__PROBLEM TO WORK ON__.
Pictures aside, quote the whole listing exactly.
........
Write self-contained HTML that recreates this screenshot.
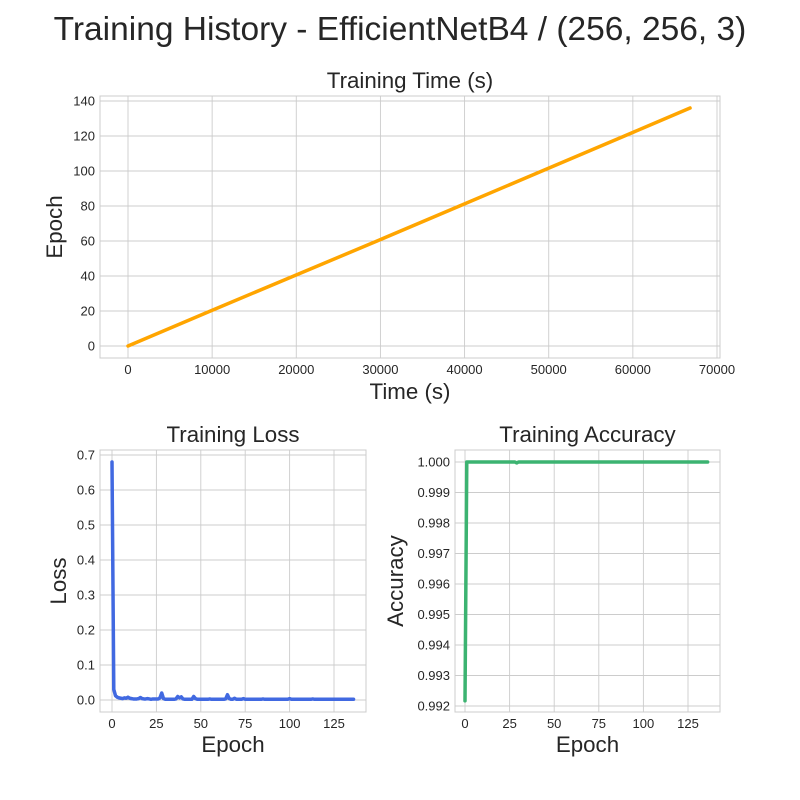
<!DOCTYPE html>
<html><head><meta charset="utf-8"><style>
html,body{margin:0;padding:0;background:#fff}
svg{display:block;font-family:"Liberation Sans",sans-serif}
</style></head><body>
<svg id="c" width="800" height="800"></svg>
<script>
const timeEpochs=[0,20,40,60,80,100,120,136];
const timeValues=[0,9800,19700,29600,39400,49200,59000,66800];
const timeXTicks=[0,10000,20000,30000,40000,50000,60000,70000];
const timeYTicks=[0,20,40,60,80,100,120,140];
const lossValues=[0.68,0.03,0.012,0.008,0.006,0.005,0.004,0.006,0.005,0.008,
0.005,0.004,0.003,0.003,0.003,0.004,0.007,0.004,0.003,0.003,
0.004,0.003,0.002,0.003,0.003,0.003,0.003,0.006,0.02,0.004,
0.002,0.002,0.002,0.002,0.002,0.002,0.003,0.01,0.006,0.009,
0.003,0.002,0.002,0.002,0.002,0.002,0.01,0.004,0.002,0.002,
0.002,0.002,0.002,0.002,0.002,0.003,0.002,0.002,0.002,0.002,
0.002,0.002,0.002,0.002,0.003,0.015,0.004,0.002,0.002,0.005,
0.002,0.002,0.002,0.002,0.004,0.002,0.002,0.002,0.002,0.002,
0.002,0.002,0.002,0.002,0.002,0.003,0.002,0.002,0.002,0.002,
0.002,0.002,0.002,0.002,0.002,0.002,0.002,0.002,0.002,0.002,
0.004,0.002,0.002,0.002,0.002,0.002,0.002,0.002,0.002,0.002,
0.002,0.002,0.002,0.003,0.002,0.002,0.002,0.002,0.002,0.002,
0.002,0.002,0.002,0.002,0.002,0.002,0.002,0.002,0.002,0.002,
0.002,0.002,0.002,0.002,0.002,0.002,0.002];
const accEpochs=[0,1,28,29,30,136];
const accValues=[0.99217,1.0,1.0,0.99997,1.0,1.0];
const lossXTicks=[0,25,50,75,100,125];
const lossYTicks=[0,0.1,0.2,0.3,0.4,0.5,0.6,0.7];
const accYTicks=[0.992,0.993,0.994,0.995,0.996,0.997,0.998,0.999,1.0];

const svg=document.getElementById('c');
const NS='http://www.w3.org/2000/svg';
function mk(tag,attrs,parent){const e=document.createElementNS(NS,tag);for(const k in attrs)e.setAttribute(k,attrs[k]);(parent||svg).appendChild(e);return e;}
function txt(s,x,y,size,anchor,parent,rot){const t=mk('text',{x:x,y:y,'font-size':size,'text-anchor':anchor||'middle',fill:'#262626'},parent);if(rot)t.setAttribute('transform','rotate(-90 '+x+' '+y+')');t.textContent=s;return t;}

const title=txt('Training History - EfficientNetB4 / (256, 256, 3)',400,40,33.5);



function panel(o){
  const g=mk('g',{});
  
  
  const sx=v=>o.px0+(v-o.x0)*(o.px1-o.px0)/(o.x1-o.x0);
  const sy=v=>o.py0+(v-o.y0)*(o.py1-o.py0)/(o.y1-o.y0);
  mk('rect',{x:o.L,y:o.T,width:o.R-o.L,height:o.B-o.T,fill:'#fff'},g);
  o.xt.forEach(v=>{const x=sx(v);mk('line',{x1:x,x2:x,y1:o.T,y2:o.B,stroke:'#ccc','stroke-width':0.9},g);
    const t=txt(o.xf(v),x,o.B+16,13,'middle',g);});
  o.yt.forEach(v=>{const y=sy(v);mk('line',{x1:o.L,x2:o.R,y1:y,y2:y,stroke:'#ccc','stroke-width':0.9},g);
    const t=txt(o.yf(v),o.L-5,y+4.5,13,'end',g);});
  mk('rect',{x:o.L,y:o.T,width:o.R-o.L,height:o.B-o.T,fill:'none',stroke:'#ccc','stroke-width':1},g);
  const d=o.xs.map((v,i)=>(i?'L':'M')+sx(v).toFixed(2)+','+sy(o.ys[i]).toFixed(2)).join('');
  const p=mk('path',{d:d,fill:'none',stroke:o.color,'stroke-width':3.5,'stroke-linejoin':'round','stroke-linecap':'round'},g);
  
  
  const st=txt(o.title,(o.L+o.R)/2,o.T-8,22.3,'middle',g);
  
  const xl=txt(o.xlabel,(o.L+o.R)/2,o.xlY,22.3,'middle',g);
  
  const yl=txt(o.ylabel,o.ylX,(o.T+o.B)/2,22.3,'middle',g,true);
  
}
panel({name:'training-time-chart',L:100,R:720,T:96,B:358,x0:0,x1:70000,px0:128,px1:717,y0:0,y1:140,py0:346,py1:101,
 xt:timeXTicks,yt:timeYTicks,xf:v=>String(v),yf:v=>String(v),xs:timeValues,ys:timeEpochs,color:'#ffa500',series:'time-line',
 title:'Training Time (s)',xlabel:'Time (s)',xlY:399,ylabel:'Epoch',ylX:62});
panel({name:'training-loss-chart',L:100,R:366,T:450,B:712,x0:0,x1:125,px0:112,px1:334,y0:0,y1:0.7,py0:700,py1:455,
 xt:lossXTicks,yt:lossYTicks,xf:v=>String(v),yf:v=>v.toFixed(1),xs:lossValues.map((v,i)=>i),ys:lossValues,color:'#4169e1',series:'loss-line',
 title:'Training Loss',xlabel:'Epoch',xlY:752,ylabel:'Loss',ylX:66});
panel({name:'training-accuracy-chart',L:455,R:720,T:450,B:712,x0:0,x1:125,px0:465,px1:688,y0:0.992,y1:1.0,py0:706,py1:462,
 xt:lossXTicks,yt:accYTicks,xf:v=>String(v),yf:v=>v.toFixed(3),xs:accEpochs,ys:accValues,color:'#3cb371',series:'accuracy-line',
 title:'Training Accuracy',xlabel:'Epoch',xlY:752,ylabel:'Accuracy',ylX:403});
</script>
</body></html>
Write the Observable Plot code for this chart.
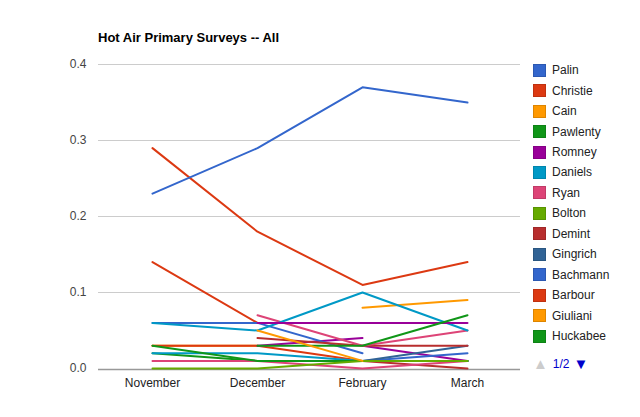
........
__CORRECT RESULT__.
Write self-contained HTML that recreates this screenshot.
<!DOCTYPE html>
<html><head><meta charset="utf-8"><style>
html,body{margin:0;padding:0;background:#fff}
svg{display:block;font-family:"Liberation Sans",sans-serif}
</style></head><body>
<svg id="c" width="800" height="800"></svg>
<script>
const timeEpochs=[0,20,40,60,80,100,120,136];
const timeValues=[0,9800,19700,29600,39400,49200,59000,66800];
const timeXTicks=[0,10000,20000,30000,40000,50000,60000,70000];
const timeYTicks=[0,20,40,60,80,100,120,140];
const lossValues=[0.68,0.03,0.012,0.008,0.006,0.005,0.004,0.006,0.005,0.008,
0.005,0.004,0.003,0.003,0.003,0.004,0.007,0.004,0.003,0.003,
0.004,0.003,0.002,0.003,0.003,0.003,0.003,0.006,0.02,0.004,
0.002,0.002,0.002,0.002,0.002,0.002,0.003,0.01,0.006,0.009,
0.003,0.002,0.002,0.002,0.002,0.002,0.01,0.004,0.002,0.002,
0.002,0.002,0.002,0.002,0.002,0.003,0.002,0.002,0.002,0.002,
0.002,0.002,0.002,0.002,0.003,0.015,0.004,0.002,0.002,0.005,
0.002,0.002,0.002,0.002,0.004,0.002,0.002,0.002,0.002,0.002,
0.002,0.002,0.002,0.002,0.002,0.003,0.002,0.002,0.002,0.002,
0.002,0.002,0.002,0.002,0.002,0.002,0.002,0.002,0.002,0.002,
0.004,0.002,0.002,0.002,0.002,0.002,0.002,0.002,0.002,0.002,
0.002,0.002,0.002,0.003,0.002,0.002,0.002,0.002,0.002,0.002,
0.002,0.002,0.002,0.002,0.002,0.002,0.002,0.002,0.002,0.002,
0.002,0.002,0.002,0.002,0.002,0.002,0.002];
const accEpochs=[0,1,28,29,30,136];
const accValues=[0.99217,1.0,1.0,0.99997,1.0,1.0];
const lossXTicks=[0,25,50,75,100,125];
const lossYTicks=[0,0.1,0.2,0.3,0.4,0.5,0.6,0.7];
const accYTicks=[0.992,0.993,0.994,0.995,0.996,0.997,0.998,0.999,1.0];

const svg=document.getElementById('c');
const NS='http://www.w3.org/2000/svg';
function mk(tag,attrs,parent){const e=document.createElementNS(NS,tag);for(const k in attrs)e.setAttribute(k,attrs[k]);(parent||svg).appendChild(e);return e;}
function txt(s,x,y,size,anchor,parent,rot){const t=mk('text',{x:x,y:y,'font-size':size,'text-anchor':anchor||'middle',fill:'#262626'},parent);if(rot)t.setAttribute('transform','rotate(-90 '+x+' '+y+')');t.textContent=s;return t;}

const title=txt('Training History - EfficientNetB4 / (256, 256, 3)',400,40,33.5);



function panel(o){
  const g=mk('g',{});
  
  
  const sx=v=>o.px0+(v-o.x0)*(o.px1-o.px0)/(o.x1-o.x0);
  const sy=v=>o.py0+(v-o.y0)*(o.py1-o.py0)/(o.y1-o.y0);
  mk('rect',{x:o.L,y:o.T,width:o.R-o.L,height:o.B-o.T,fill:'#fff'},g);
  o.xt.forEach(v=>{const x=sx(v);mk('line',{x1:x,x2:x,y1:o.T,y2:o.B,stroke:'#ccc','stroke-width':0.9},g);
    const t=txt(o.xf(v),x,o.B+16,13,'middle',g);});
  o.yt.forEach(v=>{const y=sy(v);mk('line',{x1:o.L,x2:o.R,y1:y,y2:y,stroke:'#ccc','stroke-width':0.9},g);
    const t=txt(o.yf(v),o.L-5,y+4.5,13,'end',g);});
  mk('rect',{x:o.L,y:o.T,width:o.R-o.L,height:o.B-o.T,fill:'none',stroke:'#ccc','stroke-width':1},g);
  const d=o.xs.map((v,i)=>(i?'L':'M')+sx(v).toFixed(2)+','+sy(o.ys[i]).toFixed(2)).join('');
  const p=mk('path',{d:d,fill:'none',stroke:o.color,'stroke-width':3.5,'stroke-linejoin':'round','stroke-linecap':'round'},g);
  
  
  const st=txt(o.title,(o.L+o.R)/2,o.T-8,22.3,'middle',g);
  
  const xl=txt(o.xlabel,(o.L+o.R)/2,o.xlY,22.3,'middle',g);
  
  const yl=txt(o.ylabel,o.ylX,(o.T+o.B)/2,22.3,'middle',g,true);
  
}
panel({name:'training-time-chart',L:100,R:720,T:96,B:358,x0:0,x1:70000,px0:128,px1:717,y0:0,y1:140,py0:346,py1:101,
 xt:timeXTicks,yt:timeYTicks,xf:v=>String(v),yf:v=>String(v),xs:timeValues,ys:timeEpochs,color:'#ffa500',series:'time-line',
 title:'Training Time (s)',xlabel:'Time (s)',xlY:399,ylabel:'Epoch',ylX:62});
panel({name:'training-loss-chart',L:100,R:366,T:450,B:712,x0:0,x1:125,px0:112,px1:334,y0:0,y1:0.7,py0:700,py1:455,
 xt:lossXTicks,yt:lossYTicks,xf:v=>String(v),yf:v=>v.toFixed(1),xs:lossValues.map((v,i)=>i),ys:lossValues,color:'#4169e1',series:'loss-line',
 title:'Training Loss',xlabel:'Epoch',xlY:752,ylabel:'Loss',ylX:66});
panel({name:'training-accuracy-chart',L:455,R:720,T:450,B:712,x0:0,x1:125,px0:465,px1:688,y0:0.992,y1:1.0,py0:706,py1:462,
 xt:lossXTicks,yt:accYTicks,xf:v=>String(v),yf:v=>v.toFixed(3),xs:accEpochs,ys:accValues,color:'#3cb371',series:'accuracy-line',
 title:'Training Accuracy',xlabel:'Epoch',xlY:752,ylabel:'Accuracy',ylX:403});
</script>
</body></html>
Write the Observable Plot code for this chart.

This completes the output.